Sutton, who had lost his previous four decisions, allowed only a two-out single in the eighth inning to catcher Marc Hill. He tied Mordecai Brown, Grover Cleveland Alexander and Jim Maloney for most career one-hitters in the National League.
Sutton, 11-7, had not won a game since July 4, against San Francisco, and the 12-year veteran was making his eighth start since that victory.
He started by giving up two walks in the first inning but retired the next 21 batters before Hill broke up the nohitter by lining a clean, two-out single to left in the eighth.
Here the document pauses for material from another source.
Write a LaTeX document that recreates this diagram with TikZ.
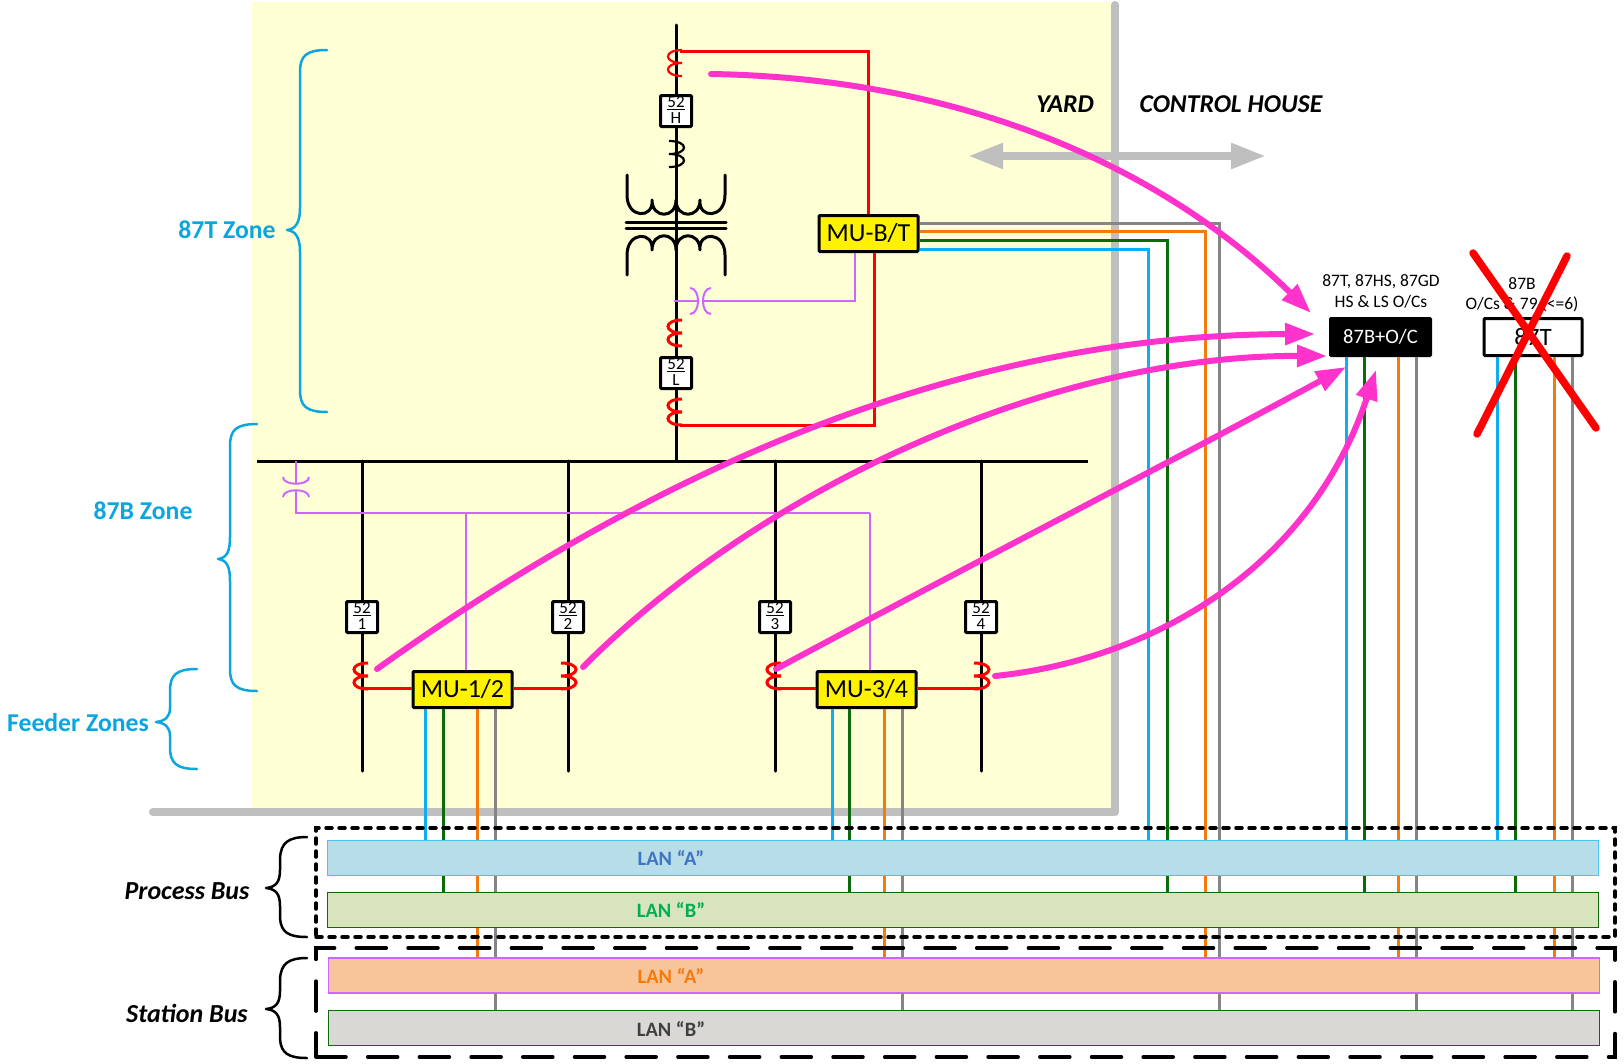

He walked four and struck out seven.
Sutton was given superlative defensive support. In the fifth, Dave Lopes ranged far to his right to field Terry Whitfield's hard grounder and Reggie Smith made a running catch of Hill's liner. In the eighth, third baseman Teddy Martinez went into the Dodger dugout to catch Whitfield's four pop before Hill's hit.
"It was a mistake and it cost me," Sutton said of the pitch that ruined his no-hitter. "I got behind on Hill and decided I was going to try to make him hit my breaking ball. I threw him a slider that didn't break and he hit it fair and square into left field.
"After Hill got his hit in the eighth, I was kinda numb. But this was my fifth one-hitter and I'll remember it for a long time."
Los Angeles scored its last two runs in the fifth off reliever Dave Heaverlo. Smith walked, Ron Cey singled and Steve Garvey loaded the bases on a bunt single. Rick Monday's sacrifice fly scored Smith and Baker's double drove in pinch-runner Teddy Martinez.